Surrender: A Hiker’s Guide to the Cosmic Mountain
I’m a hiker, but when I say that I’m a hiker, I’m not saying that I’m a sport hiker per se. I’m more of what I’d consider a contemplative hiker. I hike to be in nature, to think, and to pray, and because of that I do a lot of solo hiking. Living in the desert, most of my hiking is toward (and up) mountains. Here in the desert valley where I live, you can look to the horizon in just about every direction and see a range of mountains. I’ve hiked the highest peak in Arizona, where huffing and puffing turns to gasping around 11,000 ft elevation, with the summit being 12,633 ft. I’ve hiked terrains from the desert to the high desert, to the mountains in Arizona, beautiful Colorado, lush Hawaii, Washington, and Oregon. I feel a sense of home once I put on my Obōz hiking shoes and strap on my backpack – not always knowing what awaits, but confident that along the way I’ll find parts of me that lay dormant in my existence of concrete and technology.
What I feel is sometimes overlooked, is that in Scripture the mountain is usually a place of surrender. Abraham, Moses, Elijah – not only is it a place of encounter with God, but there is also a choice to be made. A relinquishing of leveraging things in one’s own straw man strength and faux wisdom, to say “yes” to Creator’s guidance and wisdom.

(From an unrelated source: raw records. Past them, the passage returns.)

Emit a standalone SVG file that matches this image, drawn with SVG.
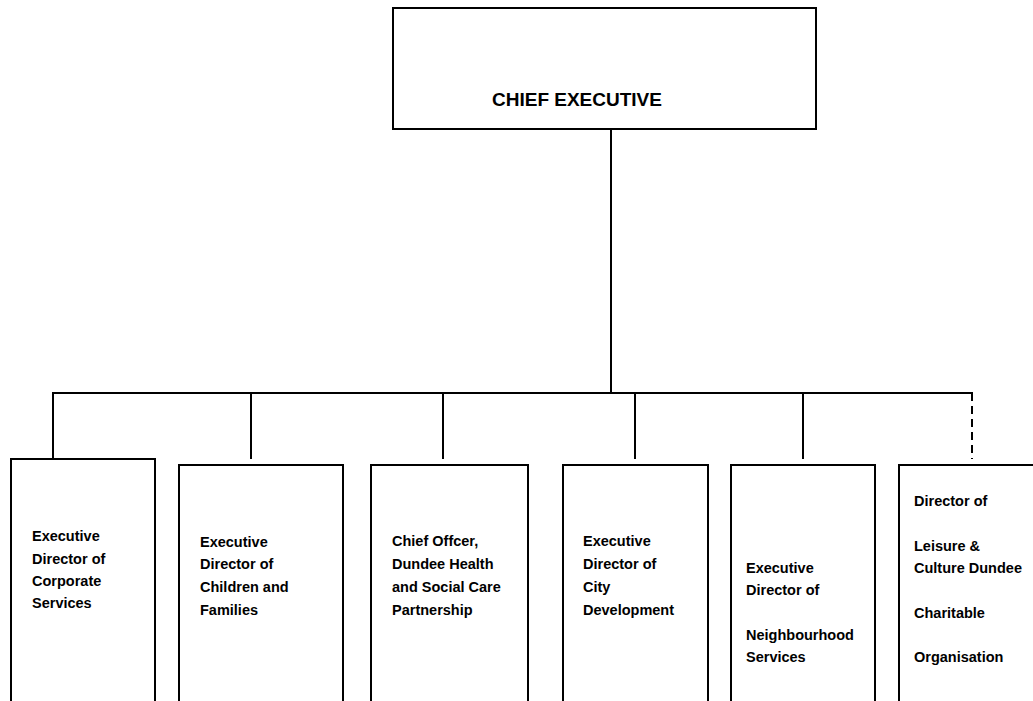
<svg xmlns="http://www.w3.org/2000/svg" width="1033" height="701" viewBox="0 0 1033 701">
<style>
.box{fill:#fff;stroke:#000;stroke-width:2}
.ln{stroke:#000;stroke-width:2;fill:none}
.dash{stroke-dasharray:8 5}
.t{font-family:"Liberation Sans",Arial,sans-serif;font-weight:bold;font-size:14.5px;fill:#000}
.big{font-size:19px}
</style>
<rect width="1033" height="701" fill="#fff"/>
<g id="connectors">
<line class="ln" x1="611" y1="129" x2="611" y2="393"/>
<line class="ln" x1="52" y1="393" x2="973" y2="393"/>
<line class="ln" x1="53" y1="393" x2="53" y2="459"/>
<line class="ln" x1="251" y1="393" x2="251" y2="459"/>
<line class="ln" x1="443" y1="393" x2="443" y2="459"/>
<line class="ln" x1="635" y1="393" x2="635" y2="459"/>
<line class="ln" x1="803" y1="393" x2="803" y2="459"/>
<line class="ln dash" x1="972" y1="393" x2="972" y2="459"/>
</g>
<g id="chief">
<rect class="box" x="393" y="8" width="423" height="121"/>
<text class="t big" x="492" y="106">CHIEF EXECUTIVE</text>
</g>
<g id="corporate">
<rect class="box" x="11" y="459" width="144" height="260"/>
<text class="t" x="32" y="541">Executive</text>
<text class="t" x="32" y="564">Director of</text>
<text class="t" x="32" y="586">Corporate</text>
<text class="t" x="32" y="608">Services</text>
</g>
<g id="children">
<rect class="box" x="179" y="465" width="164" height="260"/>
<text class="t" x="200" y="547">Executive</text>
<text class="t" x="200" y="569">Director of</text>
<text class="t" x="200" y="592">Children and</text>
<text class="t" x="200" y="615">Families</text>
</g>
<g id="health">
<rect class="box" x="371" y="465" width="157" height="260"/>
<text class="t" x="392" y="546">Chief Offcer,</text>
<text class="t" x="392" y="569">Dundee Health</text>
<text class="t" x="392" y="592">and Social Care</text>
<text class="t" x="392" y="615">Partnership</text>
</g>
<g id="city">
<rect class="box" x="563" y="465" width="145" height="260"/>
<text class="t" x="583" y="546">Executive</text>
<text class="t" x="583" y="569">Director of</text>
<text class="t" x="583" y="592">City</text>
<text class="t" x="583" y="615">Development</text>
</g>
<g id="neighbourhood">
<rect class="box" x="731" y="465" width="144" height="260"/>
<text class="t" x="746" y="573">Executive</text>
<text class="t" x="746" y="595">Director of</text>
<text class="t" x="746" y="640">Neighbourhood</text>
<text class="t" x="746" y="662">Services</text>
</g>
<g id="leisure">
<rect class="box" x="899" y="465" width="160" height="260"/>
<text class="t" x="914" y="506">Director of</text>
<text class="t" x="914" y="551">Leisure &amp;</text>
<text class="t" x="914" y="573">Culture Dundee</text>
<text class="t" x="914" y="618">Charitable</text>
<text class="t" x="914" y="662">Organisation</text>
</g>
</svg>
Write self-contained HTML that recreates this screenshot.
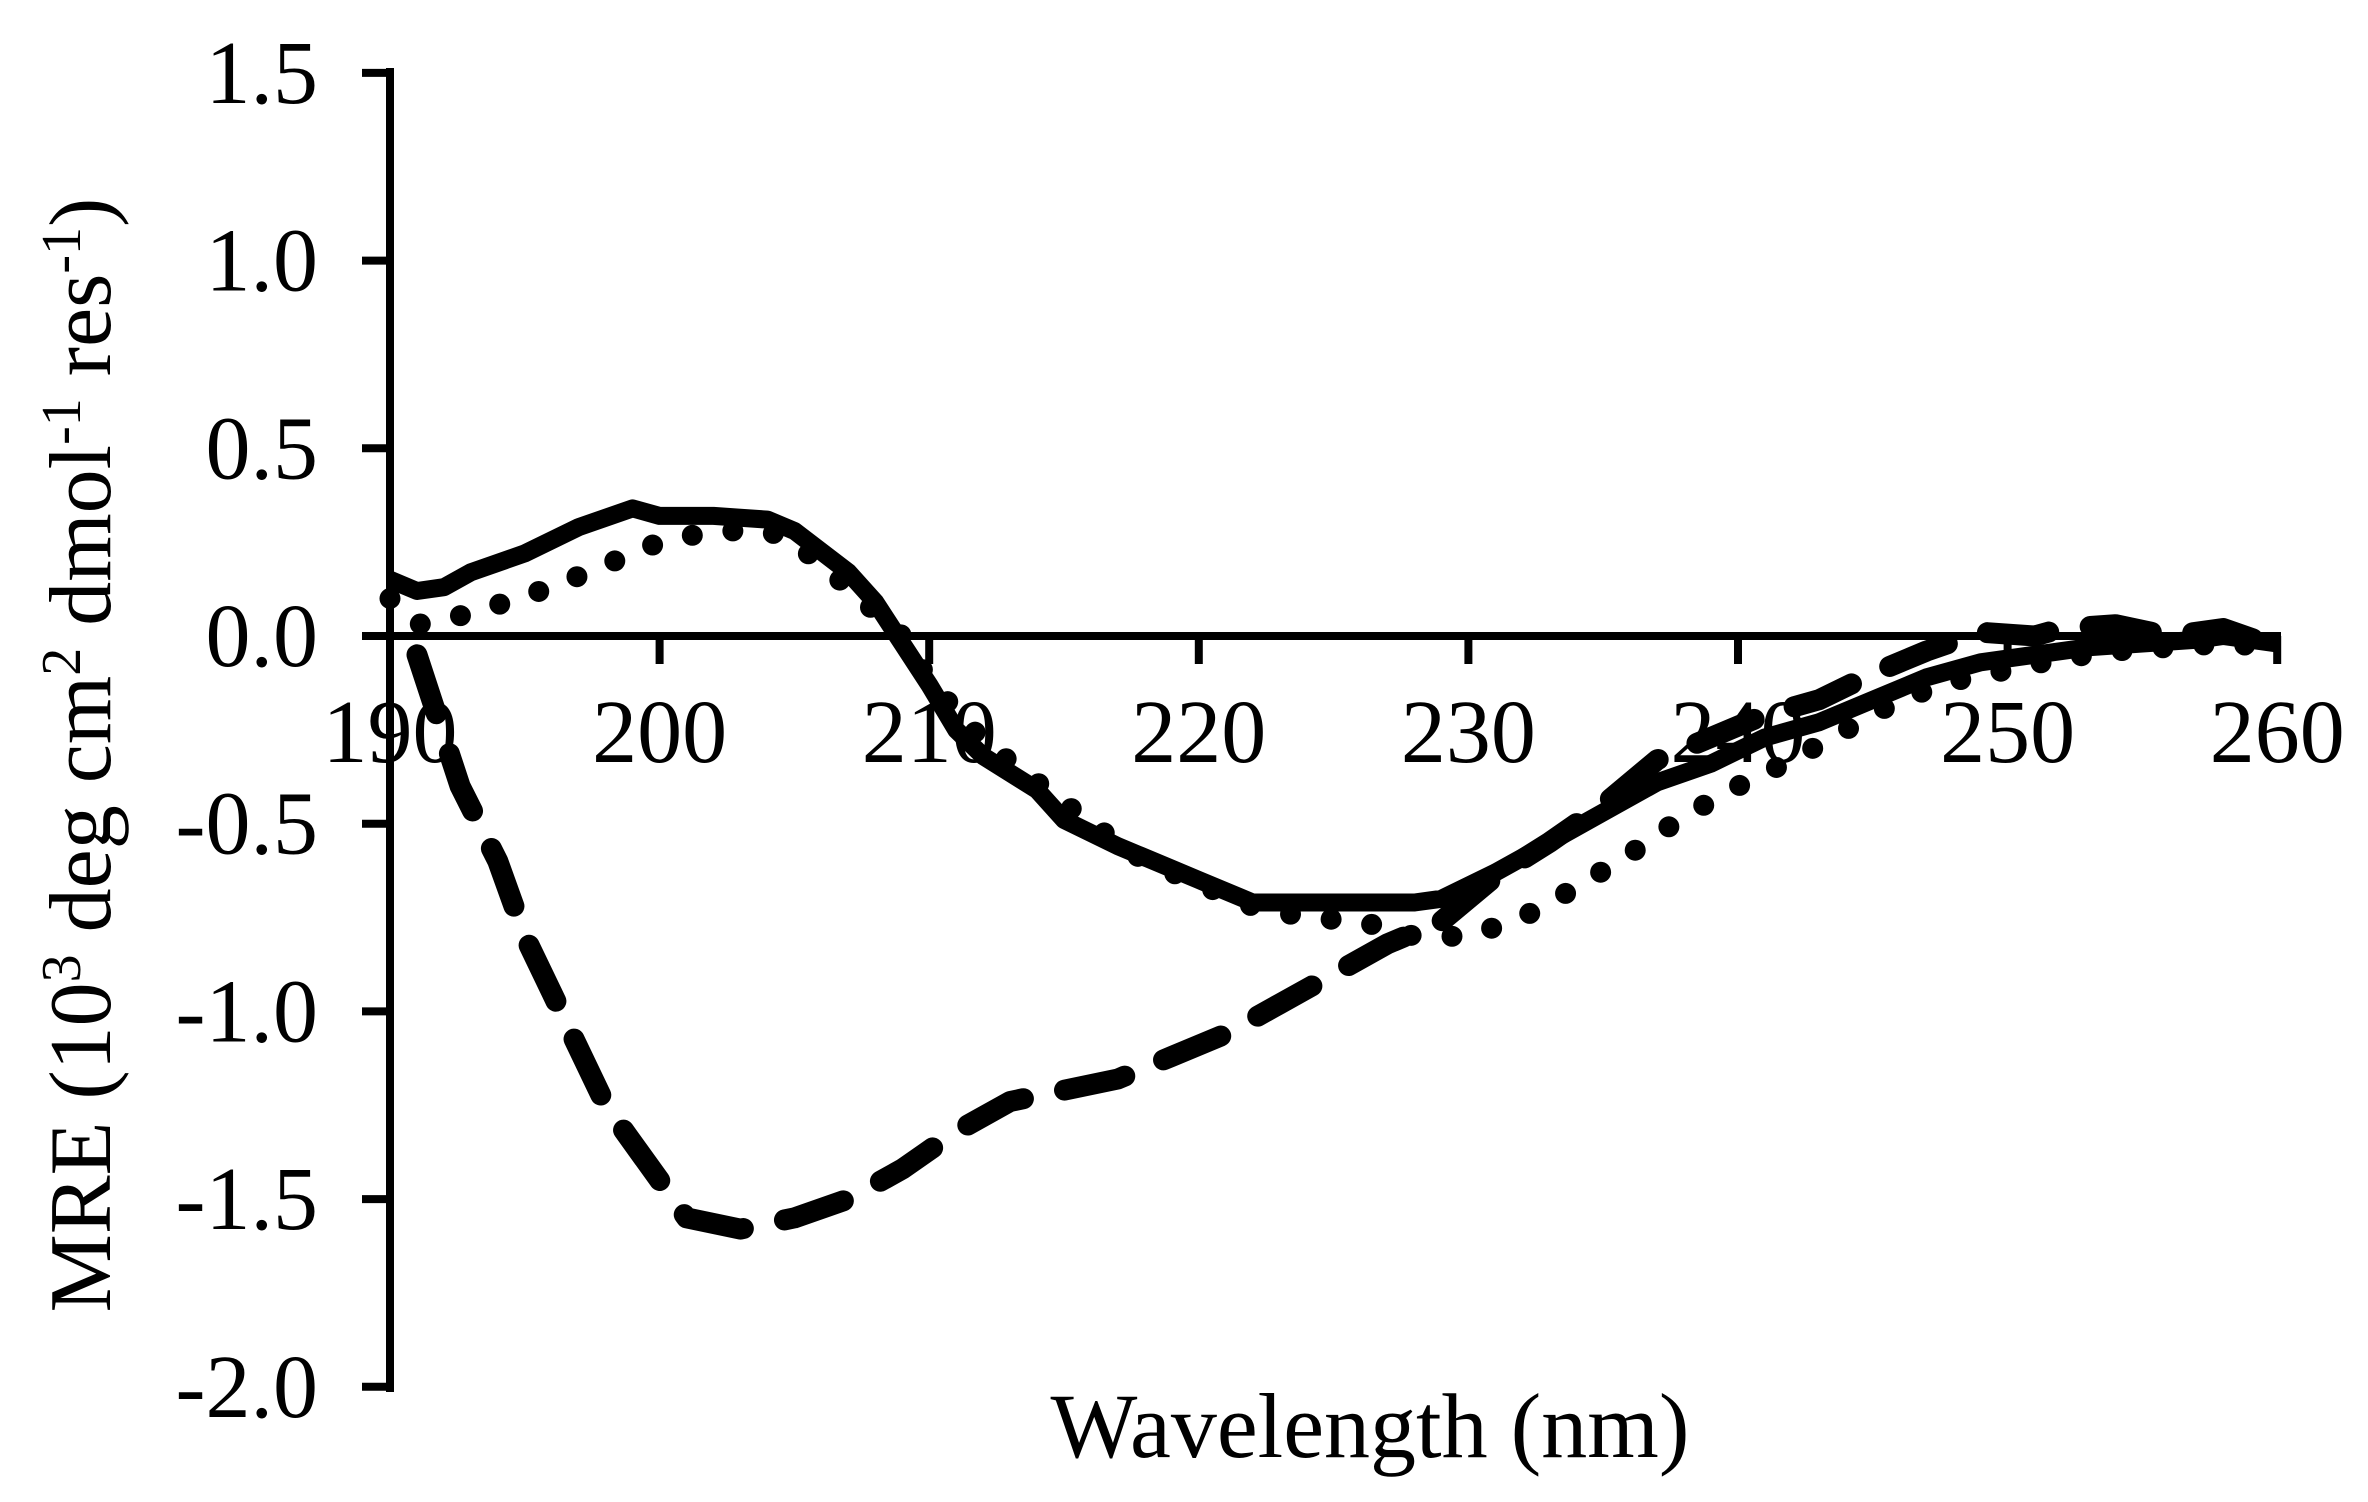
<!DOCTYPE html>
<html><head><meta charset="utf-8"><style>
html,body{margin:0;padding:0;background:#fff;}
svg{display:block;}
text{font-family:"Liberation Serif",serif;fill:#000;}
</style></head><body>
<svg id="s" width="2368" height="1502" xmlns="http://www.w3.org/2000/svg">
<g id="g"></g>
</svg>
<script>
const X=x=>390+(x-190)*26.96, Y=y=>636-y*375.4;
const g=document.getElementById('g');
let h='';
h+=`<line x1="390" y1="68" x2="390" y2="1392" stroke="#000" stroke-width="8"/>`;
h+=`<line x1="386" y1="636" x2="2281" y2="636" stroke="#000" stroke-width="8"/>`;
for(let i=0;i<=7;i++){const v=-2+i*0.5;const y=Y(v);h+=`<line x1="362" y1="${y}" x2="390" y2="${y}" stroke="#000" stroke-width="8"/>`;
h+=`<text x="318" y="${y+30}" font-size="90" text-anchor="end">${v.toFixed(1)}</text>`;}
for(let x=190;x<=260;x+=10){const xx=X(x);h+=`<line x1="${xx}" y1="636" x2="${xx}" y2="664" stroke="#000" stroke-width="8"/>`;
h+=`<text x="${xx}" y="762" font-size="90" text-anchor="middle">${x}</text>`;}
h+=`<text x="1370" y="1457" font-size="92" text-anchor="middle">Wavelength (nm)</text>`;
h+=`<text transform="translate(110,755) rotate(-90)" font-size="88" text-anchor="middle">MRE (10<tspan font-size="56" dy="-30">3</tspan><tspan dy="30"> deg cm</tspan><tspan font-size="56" dy="-30">2</tspan><tspan dy="30"> dmol</tspan><tspan font-size="56" dy="-30">-1</tspan><tspan dy="30"> res</tspan><tspan font-size="56" dy="-30">-1</tspan><tspan dy="30">)</tspan></text>`;
const P=a=>a.map(p=>X(p[0]).toFixed(1)+','+Y(p[1]).toFixed(1)).join(' ');
const solid=[[190,0.15],[191,0.12],[192,0.13],[193,0.17],[195,0.22],[197,0.29],[199,0.34],[200,0.32],[202,0.32],[204,0.31],[205,0.28],[207,0.17],[208,0.09],[209,-0.02],[210,-0.13],[211,-0.25],[212,-0.32],[214,-0.41],[215,-0.49],[217,-0.56],[219,-0.62],[220,-0.65],[222,-0.71],[224,-0.71],[226,-0.71],[228,-0.71],[229,-0.70],[231,-0.63],[233,-0.55],[235,-0.47],[237,-0.39],[239,-0.34],[241,-0.27],[243,-0.23],[245,-0.17],[247,-0.11],[249,-0.07],[251,-0.05],[253,-0.03],[255,-0.02],[257,-0.01],[258,0.0],[260,-0.02]];
const dot=[[190,0.1],[191,0.03],[193,0.06],[196,0.13],[198,0.19],[200,0.25],[202,0.28],[204,0.28],[205,0.25],[207,0.13],[209,0.0],[210,-0.12],[212,-0.28],[214,-0.39],[216,-0.5],[218,-0.6],[220,-0.66],[222,-0.72],[224,-0.75],[226,-0.76],[228,-0.8],[230,-0.8],[232,-0.75],[234,-0.67],[236,-0.58],[238,-0.48],[240,-0.40],[242,-0.33],[244,-0.25],[246,-0.17],[248,-0.12],[250,-0.09],[252,-0.06],[254,-0.04],[256,-0.03],[258,-0.02],[260,-0.03]];
const dash=[[191,-0.05],[192.6,-0.4],[194,-0.6],[195,-0.8],[196,-0.95],[198,-1.25],[200,-1.45],[201,-1.55],[203,-1.58],[205,-1.55],[207,-1.5],[209,-1.42],[211,-1.32],[213,-1.24],[215,-1.21],[217,-1.18],[219,-1.12],[221,-1.06],[223,-0.98],[225,-0.9],[227,-0.82],[229,-0.76],[231,-0.64],[233,-0.55],[235,-0.45],[237,-0.33],[239,-0.27],[241,-0.21],[243,-0.17],[245,-0.1],[247,-0.04],[249,0.01],[251,0.0],[252,0.02],[254,0.03],[256,0.0],[258,0.02],[260,-0.03]];
h+=`<polyline points="${P(solid)}" fill="none" stroke="#000" stroke-width="18" stroke-linejoin="round"/>`;
h+=`<polyline points="${P(dot)}" fill="none" stroke="#000" stroke-width="21" stroke-linecap="round" stroke-dasharray="0 41"/>`;
h+=`<polyline points="${P(dash)}" fill="none" stroke="#000" stroke-width="21" stroke-linecap="round" stroke-linejoin="round" stroke-dasharray="62 42"/>`;
g.innerHTML=h;
</script>
</body></html>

Maybe in the ancient world people thought God would abide there up on the mountain (with its clouds, lightning, and rain), but maybe God knew that the climb was needed for humans to gain the perspective needed to hear clearly and to have a will that was pliable. So, those ascents were the place of encounter where Divine and man met – Heaven and earth met. Just like fasting is ‘praying with your whole body,’ maybe hiking and pilgrimage are ‘surrender with your whole body.’
I’m thankful that Jesus made the ascent to bring the presence of God off the mountain top once and (available) for all. But, I will say, I still experience Creator on the mountain. In my journeys to the mountains, using the tool of silence, I untangle the web of a broken humanity off me like cobwebs, and once again feel the wind that seems to be saturated with His presence. And I, too, often leave changed.